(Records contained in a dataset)
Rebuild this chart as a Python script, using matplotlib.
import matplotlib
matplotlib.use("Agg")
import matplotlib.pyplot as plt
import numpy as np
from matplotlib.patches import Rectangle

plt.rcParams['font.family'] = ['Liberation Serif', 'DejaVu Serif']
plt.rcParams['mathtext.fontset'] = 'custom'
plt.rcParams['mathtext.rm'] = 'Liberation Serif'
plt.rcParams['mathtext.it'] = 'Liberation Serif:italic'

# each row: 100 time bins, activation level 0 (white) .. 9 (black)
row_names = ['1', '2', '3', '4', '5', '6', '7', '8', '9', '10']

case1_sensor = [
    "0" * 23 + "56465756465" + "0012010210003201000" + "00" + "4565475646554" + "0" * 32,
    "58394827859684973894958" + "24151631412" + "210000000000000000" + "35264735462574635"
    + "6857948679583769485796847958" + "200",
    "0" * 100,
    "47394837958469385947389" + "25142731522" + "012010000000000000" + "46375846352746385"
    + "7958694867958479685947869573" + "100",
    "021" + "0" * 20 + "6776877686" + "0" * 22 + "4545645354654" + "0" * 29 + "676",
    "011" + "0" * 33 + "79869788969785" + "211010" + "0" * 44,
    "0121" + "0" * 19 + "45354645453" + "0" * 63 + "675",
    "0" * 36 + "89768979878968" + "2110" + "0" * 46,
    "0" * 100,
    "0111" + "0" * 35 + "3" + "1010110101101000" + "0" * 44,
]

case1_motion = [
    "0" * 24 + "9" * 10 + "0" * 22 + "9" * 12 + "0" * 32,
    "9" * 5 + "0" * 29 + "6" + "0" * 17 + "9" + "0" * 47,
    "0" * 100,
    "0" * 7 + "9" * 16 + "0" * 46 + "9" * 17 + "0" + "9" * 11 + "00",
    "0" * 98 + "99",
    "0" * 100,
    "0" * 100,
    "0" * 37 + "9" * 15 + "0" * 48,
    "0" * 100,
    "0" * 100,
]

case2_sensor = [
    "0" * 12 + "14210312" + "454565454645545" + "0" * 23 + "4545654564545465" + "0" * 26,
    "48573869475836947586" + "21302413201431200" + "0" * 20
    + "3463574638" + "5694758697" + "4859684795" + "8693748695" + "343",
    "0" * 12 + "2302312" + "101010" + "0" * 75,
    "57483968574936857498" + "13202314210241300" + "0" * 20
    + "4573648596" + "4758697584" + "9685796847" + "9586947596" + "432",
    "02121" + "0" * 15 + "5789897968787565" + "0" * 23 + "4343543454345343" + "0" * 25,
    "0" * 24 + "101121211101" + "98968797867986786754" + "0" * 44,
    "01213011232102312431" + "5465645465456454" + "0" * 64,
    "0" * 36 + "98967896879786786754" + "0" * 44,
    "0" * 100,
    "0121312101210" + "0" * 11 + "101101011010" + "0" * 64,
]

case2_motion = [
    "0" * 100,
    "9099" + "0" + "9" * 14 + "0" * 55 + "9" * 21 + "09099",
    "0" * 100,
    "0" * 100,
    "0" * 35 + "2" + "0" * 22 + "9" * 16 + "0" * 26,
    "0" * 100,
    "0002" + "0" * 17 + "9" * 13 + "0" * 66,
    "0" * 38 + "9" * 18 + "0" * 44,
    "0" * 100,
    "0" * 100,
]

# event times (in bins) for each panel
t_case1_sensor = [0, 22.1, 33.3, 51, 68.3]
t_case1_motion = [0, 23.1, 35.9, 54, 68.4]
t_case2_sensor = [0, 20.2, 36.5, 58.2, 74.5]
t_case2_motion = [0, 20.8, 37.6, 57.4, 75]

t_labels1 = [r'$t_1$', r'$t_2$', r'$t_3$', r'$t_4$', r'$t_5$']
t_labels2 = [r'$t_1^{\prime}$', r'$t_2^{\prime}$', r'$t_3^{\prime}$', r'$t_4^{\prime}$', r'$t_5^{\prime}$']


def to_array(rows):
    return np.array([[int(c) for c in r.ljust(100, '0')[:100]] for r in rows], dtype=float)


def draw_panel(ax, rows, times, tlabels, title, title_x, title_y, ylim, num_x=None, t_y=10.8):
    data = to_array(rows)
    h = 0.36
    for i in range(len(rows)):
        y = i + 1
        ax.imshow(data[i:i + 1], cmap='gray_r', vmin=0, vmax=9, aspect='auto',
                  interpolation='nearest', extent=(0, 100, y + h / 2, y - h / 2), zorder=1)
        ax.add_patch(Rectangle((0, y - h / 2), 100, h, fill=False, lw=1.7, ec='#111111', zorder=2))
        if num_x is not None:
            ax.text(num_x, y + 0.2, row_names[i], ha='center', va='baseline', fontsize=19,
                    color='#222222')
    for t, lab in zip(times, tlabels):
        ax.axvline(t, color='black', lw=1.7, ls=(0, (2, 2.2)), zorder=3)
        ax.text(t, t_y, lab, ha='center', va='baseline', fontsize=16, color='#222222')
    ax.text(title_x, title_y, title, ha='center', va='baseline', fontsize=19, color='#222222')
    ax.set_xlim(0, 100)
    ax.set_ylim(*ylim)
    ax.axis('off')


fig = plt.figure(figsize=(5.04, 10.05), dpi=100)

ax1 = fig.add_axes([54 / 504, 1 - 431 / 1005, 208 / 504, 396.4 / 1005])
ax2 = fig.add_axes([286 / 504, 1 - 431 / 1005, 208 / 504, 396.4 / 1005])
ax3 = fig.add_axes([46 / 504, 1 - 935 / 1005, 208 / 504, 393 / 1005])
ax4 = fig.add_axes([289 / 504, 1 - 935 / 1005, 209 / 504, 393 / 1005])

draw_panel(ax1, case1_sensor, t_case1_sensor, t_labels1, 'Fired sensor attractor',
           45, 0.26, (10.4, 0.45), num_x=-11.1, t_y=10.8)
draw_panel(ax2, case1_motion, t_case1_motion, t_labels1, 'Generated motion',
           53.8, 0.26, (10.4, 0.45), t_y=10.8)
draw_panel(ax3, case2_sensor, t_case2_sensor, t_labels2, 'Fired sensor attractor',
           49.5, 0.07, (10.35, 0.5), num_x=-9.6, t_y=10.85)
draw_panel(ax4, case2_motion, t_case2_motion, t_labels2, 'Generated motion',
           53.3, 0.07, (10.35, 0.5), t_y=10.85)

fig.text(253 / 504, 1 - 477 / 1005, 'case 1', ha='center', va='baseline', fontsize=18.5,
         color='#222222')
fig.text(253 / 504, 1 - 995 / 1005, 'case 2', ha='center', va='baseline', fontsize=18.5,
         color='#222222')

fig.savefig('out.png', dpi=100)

* * *

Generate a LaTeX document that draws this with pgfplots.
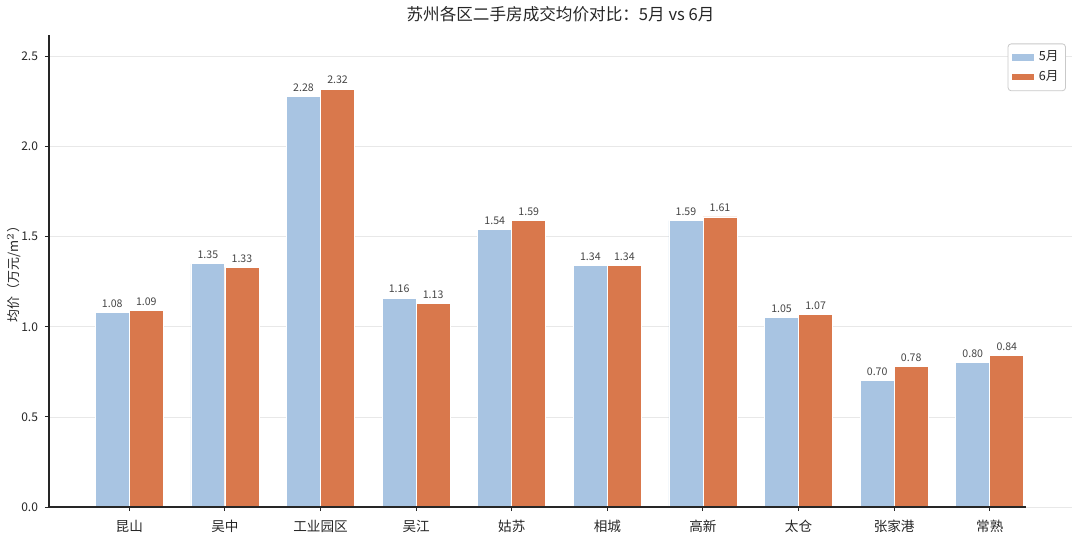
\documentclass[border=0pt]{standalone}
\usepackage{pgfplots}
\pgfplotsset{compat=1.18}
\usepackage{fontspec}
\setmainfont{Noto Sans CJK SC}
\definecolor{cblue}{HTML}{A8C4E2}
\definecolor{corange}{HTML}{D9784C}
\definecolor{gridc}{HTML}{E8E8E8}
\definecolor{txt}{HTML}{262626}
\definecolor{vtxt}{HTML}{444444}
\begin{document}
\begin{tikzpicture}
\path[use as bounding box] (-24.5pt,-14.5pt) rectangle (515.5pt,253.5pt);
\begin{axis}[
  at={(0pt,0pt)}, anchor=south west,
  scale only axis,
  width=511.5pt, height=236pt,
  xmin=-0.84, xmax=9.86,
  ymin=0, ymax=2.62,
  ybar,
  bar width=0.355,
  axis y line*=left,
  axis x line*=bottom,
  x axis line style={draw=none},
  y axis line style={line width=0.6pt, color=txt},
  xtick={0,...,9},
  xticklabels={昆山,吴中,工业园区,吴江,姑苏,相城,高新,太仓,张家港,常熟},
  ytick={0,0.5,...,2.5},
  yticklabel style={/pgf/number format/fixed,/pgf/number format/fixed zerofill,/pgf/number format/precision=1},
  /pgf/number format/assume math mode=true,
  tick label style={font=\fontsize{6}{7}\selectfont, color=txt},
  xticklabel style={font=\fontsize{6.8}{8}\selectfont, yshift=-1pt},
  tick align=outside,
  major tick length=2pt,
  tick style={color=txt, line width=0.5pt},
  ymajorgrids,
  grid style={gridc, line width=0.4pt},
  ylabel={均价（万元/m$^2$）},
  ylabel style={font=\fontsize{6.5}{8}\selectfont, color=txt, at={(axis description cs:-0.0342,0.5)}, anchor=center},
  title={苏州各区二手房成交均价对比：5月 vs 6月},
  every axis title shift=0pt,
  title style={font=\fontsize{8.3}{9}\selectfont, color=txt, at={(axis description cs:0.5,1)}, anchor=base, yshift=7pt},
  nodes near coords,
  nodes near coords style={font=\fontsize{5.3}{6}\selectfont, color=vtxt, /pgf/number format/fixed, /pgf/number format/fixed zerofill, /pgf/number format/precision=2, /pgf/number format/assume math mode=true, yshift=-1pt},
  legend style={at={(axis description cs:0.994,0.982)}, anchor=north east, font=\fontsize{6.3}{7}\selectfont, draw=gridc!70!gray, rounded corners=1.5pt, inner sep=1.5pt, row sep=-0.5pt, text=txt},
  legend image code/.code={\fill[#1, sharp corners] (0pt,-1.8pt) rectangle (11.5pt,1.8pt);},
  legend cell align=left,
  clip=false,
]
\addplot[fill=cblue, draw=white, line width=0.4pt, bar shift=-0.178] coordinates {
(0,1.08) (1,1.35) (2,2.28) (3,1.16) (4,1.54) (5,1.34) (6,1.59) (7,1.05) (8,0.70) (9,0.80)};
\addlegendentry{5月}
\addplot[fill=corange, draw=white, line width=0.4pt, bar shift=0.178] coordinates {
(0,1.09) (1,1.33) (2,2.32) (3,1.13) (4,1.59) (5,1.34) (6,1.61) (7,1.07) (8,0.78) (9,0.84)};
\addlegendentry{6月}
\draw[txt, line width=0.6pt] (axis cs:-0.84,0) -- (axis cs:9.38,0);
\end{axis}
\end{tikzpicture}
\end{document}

What you are asked to do:
The lines to extract from the data above begin with the line containing "Rebuild this chart" and end with the line containing "plt.rcParams['mathtext.it'] = 'Liberation". Extract them exactly, including both.

Result:
Rebuild this chart as a Python script, using matplotlib.
import matplotlib
matplotlib.use("Agg")
import matplotlib.pyplot as plt
import numpy as np
from matplotlib.patches import Rectangle

plt.rcParams['font.family'] = ['Liberation Serif', 'DejaVu Serif']
plt.rcParams['mathtext.fontset'] = 'custom'
plt.rcParams['mathtext.rm'] = 'Liberation Serif'
plt.rcParams['mathtext.it'] = 'Liberation Serif:italic'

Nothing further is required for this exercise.